What upsets them is not what's in the report. What upsets them is what's not in the Mueller report which is a shred of evidence to prove any of this cockamamie story they've been peddling for --


ELLEITHEE: Yes, but --

HURT: -- the past two years. They don't need another lawyer. They need a psychiatrist.

ELLEITHEE: But Charlie, look, I'm a 100 percent with you on the fried chicken thing.

MACCALLUM: Go ahead, Mo.

ELLEITHEE: That was ridiculous. Right? I mean, that looked foolish and was unbecoming of a member of Congress.

MACCALLUM: Embarrassing.

ELLEITHEE: But let's be clear, Barr didn't do himself any favors when Mueller came out and said, hey, you mischaracterized. You did not -- you are not honest with people about our findings and our rulings and totally mischaracterized it.


MACCALLUM: That's not what he said.

ELLEITHEE: That put him in a tough spot.

MACCALLUM: Just for the record.

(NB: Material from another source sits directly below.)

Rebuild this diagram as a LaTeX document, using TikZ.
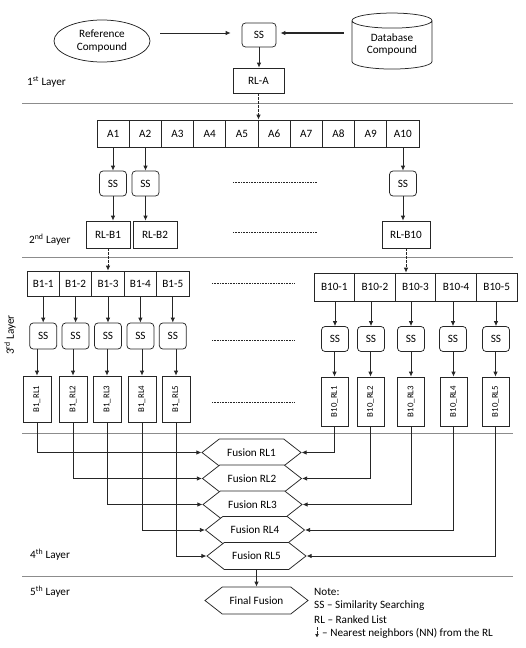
\documentclass[tikz,border=0pt]{standalone}
\usepackage{fontspec}
\usepackage{graphicx}
\setmainfont{Carlito}
\usetikzlibrary{shapes.geometric,shapes.symbols,arrows.meta,calc}
\begin{document}
\begin{tikzpicture}[x=1pt,y=-1pt,font=\fontsize{11.2}{13}\selectfont,
 ln/.style={draw=black!85, line width=0.75pt},
 cell/.style={ln, fill=white, inner sep=0pt},
 ssbox/.style={ln, rounded corners=3.5pt, inner sep=0pt, minimum width=27pt, minimum height=25pt},
 rlbox/.style={ln, inner sep=0pt},
 arr/.style={line width=0.75pt, draw=black!85, -{Latex[length=5pt,width=4.5pt]}},
 nnarr/.style={arr, dash pattern=on 2.5pt off 1.5pt},
 sepline/.style={draw=black!45, line width=0.8pt},
 dotline/.style={draw=black!85, line width=0.8pt, dash pattern=on 0.8pt off 0.8pt},
 hexa/.style={ln, signal, signal to=east and west, signal pointer angle=76, minimum width=99pt, minimum height=27pt, inner sep=0pt, fill=white},
 lay/.style={anchor=west, inner sep=0pt},
 rltext/.style={font=\fontsize{8.8}{10}\selectfont}
]
\useasboundingbox (0,0) rectangle (525,648);

% ---------- Layer 1 ----------
\node[ln, ellipse, minimum width=96pt, minimum height=42pt, inner sep=0pt, align=center] (ref) at (102,41) {Reference\\Compound};
\node[ssbox, minimum width=34pt, minimum height=24pt] (ss0) at (259,35) {SS};
\node[ln, cylinder, shape border rotate=90, aspect=0.3, minimum width=80pt, minimum height=56pt, inner sep=0pt] (db) at (392,45)
  {\raisebox{-5pt}{\begin{tabular}{@{}c@{}}Database\\[-1pt]Compound\end{tabular}}};
\node[rlbox, minimum width=51pt, minimum height=25pt] (rla) at (258.5,80.5) {RL-A};
\draw[arr] ($(ref.east |- ss0.west)+(10,-2)$) -- ($(ss0.west)+(-11,-2)$);
\draw[arr, line width=1.5pt] ($(db.west |- ss0.east)+(-8,-2)$) -- ($(ss0.east)+(4,-2)$);
\draw[arr] (ss0.south) -- (ss0.south |- rla.north);
\node[lay] at (27,82) {1\textsuperscript{st} Layer};
\draw[sepline] (22,103) -- (513,103);

% ---------- Layer 2 ----------
\foreach \i in {1,...,10}{
  \node[cell, minimum width=32.2pt, minimum height=27pt] (A\i) at ({97+32.2*(\i-0.5)},133.5) {A\i};
}
\draw[nnarr] (rla.south) -- (rla.south |- A5.north);
\node[ssbox] (sa1) at (113,183.5) {SS};
\node[ssbox] (sa2) at (145.5,183.5) {SS};
\node[ssbox] (sa10) at (403,183.5) {SS};
\node[rlbox, minimum width=44pt, minimum height=27pt] (rb1) at (108,234.5) {RL-B1};
\node[rlbox, minimum width=44pt, minimum height=27pt] (rb2) at (155,234.5) {RL-B2};
\node[rlbox, minimum width=48pt, minimum height=27pt] (rb10) at (406,234.5) {RL-B10};
\foreach \k in {1,2,10}{
  \draw[arr] (sa\k.north |- A\k.south) -- (sa\k.north);
  \draw[arr] (sa\k.south) -- (sa\k.south |- rb\k.north);
}
\draw[dotline] (233,182) -- (317,182);
\draw[dotline] (233,232) -- (317,232);
\node[lay] at (29,240) {2\textsuperscript{nd} Layer};
\draw[sepline] (22,257) -- (513,257);

% ---------- Layer 3 ----------
\foreach \i/\sx/\rx in {1/43.2/37, 2/75.6/73, 3/108/107, 4/140.4/142, 5/172.8/176}{
  \node[cell, minimum width=32.4pt, minimum height=25pt] (b\i) at ({27+32.4*(\i-0.5)},283.5) {B1-\i};
  \node[ssbox, minimum height=26pt] (sl\i) at (\sx,336) {SS};
  \node[rlbox, minimum width=28pt, minimum height=46pt, rltext] (lr\i) at (\rx,399) {\rotatebox{90}{B1\_RL\i}};
  \draw[arr] (sl\i.north |- b\i.south) -- (sl\i.north);
  \draw[arr] (lr\i.north |- sl\i.south) -- (lr\i.north);
}
\foreach \i/\sx/\rx in {1/335/334.5, 2/371/370.5, 3/411/411, 4/453/453.5, 5/496/495.5}{
  \node[cell, minimum width=40.6pt, minimum height=28pt] (c\i) at ({314+40.6*(\i-0.5)},287) {B10-\i};
  \node[ssbox] (sr\i) at (\sx,339) {SS};
  \node[rlbox, minimum width=27pt, minimum height=49pt, rltext] (rr\i) at (\rx,401.5) {\rotatebox{90}{B10\_RL\i}};
  \draw[arr] (sr\i.north |- c\i.south) -- (sr\i.north);
  \draw[arr] (rr\i.north |- sr\i.south) -- (rr\i.north);
}
\draw[nnarr] (rb1.south) -- (rb1.south |- b3.north);
\draw[nnarr] (rb10.south) -- (rb10.south |- c3.north);
\draw[dotline] (212,283) -- (295,283);
\draw[dotline] (212,340) -- (295,340);
\draw[dotline] (212,402) -- (295,402);
\node[rotate=90, inner sep=0pt] at (10,335) {3\textsuperscript{rd} Layer};
\draw[sepline] (22,433) -- (513,433);

% ---------- Layer 4 ----------
\node[hexa] (h1) at (251.5,452.5) {Fusion RL1};
\node[hexa] (h2) at (252,478.5) {Fusion RL2};
\node[hexa] (h3) at (252.5,504.5) {Fusion RL3};
\node[hexa] (h4) at (255,530) {Fusion RL4};
\node[hexa] (h5) at (256.5,556) {Fusion RL5};
\foreach \i in {1,...,5}{
  \draw[arr] (lr\i.south) |- (h\i.west);
  \draw[arr] (rr\i.south) |- (h\i.east);
}
\node[lay] at (30,555) {4\textsuperscript{th} Layer};
\draw[sepline] (22,576) -- (513,576);

% ---------- Layer 5 ----------
\node[hexa, minimum width=103pt] (ff) at (256.5,600.5) {Final Fusion};
\draw[arr] (h5.south) -- (h5.south |- ff.north);
\node[lay] at (30,592) {5\textsuperscript{th} Layer};

% ---------- Note ----------
\node[lay] (n0) at (314,592) {Note:};
\node[lay] (n1) at (314,606) {SS – Similarity Searching};
\node[lay] (n2) at (314,619.5) {RL – Ranked List};
\node[lay] (n3) at (322,633) {– Nearest neighbors (NN) from the RL};
\draw[nnarr, -{Latex[length=3.5pt,width=4pt]}] (317,627) -- (317,637.5);
\end{tikzpicture}
\end{document}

He didn't say he weren't honest about the findings, Mo. I just want to -- he did not argue with the findings.

ELLEITHEE: He was --

MACCALLUM: He said the findings were accurate. He didn't like the whole execution of the way it came out that just to --


ELLEITHEE: He said it mischaracterized.

MACCALLUM: -- just to be on the record there.

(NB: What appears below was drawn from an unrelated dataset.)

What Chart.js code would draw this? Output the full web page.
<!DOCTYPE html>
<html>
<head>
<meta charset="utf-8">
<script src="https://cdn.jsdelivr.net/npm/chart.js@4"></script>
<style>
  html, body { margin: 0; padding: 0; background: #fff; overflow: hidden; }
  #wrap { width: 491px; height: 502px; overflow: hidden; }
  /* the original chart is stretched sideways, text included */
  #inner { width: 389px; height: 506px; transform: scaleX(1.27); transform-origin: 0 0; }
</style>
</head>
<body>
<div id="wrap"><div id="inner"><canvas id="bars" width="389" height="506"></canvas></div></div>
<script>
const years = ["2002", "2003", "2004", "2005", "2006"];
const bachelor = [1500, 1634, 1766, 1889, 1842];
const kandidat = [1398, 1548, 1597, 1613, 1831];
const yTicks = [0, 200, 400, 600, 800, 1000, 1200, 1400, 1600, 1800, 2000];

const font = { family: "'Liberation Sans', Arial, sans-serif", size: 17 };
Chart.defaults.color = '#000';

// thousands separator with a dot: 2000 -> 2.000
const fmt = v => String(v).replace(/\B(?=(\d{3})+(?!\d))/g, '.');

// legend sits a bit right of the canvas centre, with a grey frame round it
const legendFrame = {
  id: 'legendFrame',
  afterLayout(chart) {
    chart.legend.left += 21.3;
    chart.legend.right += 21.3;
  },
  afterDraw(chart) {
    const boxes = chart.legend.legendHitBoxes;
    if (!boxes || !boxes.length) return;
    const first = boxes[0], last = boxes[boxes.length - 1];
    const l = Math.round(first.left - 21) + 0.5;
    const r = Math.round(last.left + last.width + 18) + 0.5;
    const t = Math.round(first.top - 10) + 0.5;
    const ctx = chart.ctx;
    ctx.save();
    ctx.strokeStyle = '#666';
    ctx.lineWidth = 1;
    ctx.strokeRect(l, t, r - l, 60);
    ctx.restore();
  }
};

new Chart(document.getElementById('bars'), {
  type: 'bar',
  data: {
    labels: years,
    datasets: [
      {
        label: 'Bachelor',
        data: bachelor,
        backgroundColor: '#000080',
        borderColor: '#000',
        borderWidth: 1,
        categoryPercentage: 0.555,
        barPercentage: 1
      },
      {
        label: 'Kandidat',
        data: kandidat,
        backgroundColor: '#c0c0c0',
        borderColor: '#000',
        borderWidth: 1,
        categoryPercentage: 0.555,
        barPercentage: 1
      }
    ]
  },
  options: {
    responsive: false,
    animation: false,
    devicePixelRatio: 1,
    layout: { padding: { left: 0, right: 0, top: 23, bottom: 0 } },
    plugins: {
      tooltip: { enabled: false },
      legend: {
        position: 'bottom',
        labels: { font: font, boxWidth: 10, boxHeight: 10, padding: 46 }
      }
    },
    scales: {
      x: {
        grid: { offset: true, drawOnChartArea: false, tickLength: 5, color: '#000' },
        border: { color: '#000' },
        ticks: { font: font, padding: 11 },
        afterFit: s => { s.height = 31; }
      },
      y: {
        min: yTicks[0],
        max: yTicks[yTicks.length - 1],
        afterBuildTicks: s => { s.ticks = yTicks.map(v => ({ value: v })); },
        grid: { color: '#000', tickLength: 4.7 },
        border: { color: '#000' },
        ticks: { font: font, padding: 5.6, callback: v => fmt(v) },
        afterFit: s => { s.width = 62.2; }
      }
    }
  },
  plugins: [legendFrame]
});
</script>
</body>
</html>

ELLEITHEE: The letter specifically said he mischaracterized.

HURT: And again --


MACCALLUM: But not the findings. Not the findings.

HURT: The other reason that it doesn't matter is that Bill Barr then turned right around and did what he did not have to do which is release the whole damn report.

MACCALLUM: All right. I got to go.

ELLEITHEE: All right. Most of it.

MACCALLUM: All right, guys, I go to go. Mo, Charlie, thank you very much.


MACCALLUM: See you soon. More of "The Story" coming up next.


MACCALLUM: That is "The Story" tonight from this Wednesday evening in Milwaukee. We are going to see you back tomorrow night in New York at seven o'clock.

Really great evening. Glad to have Senator Klobuchar with us tonight. Tucker Carlson is in D.C. getting all warmed up and ready for his show.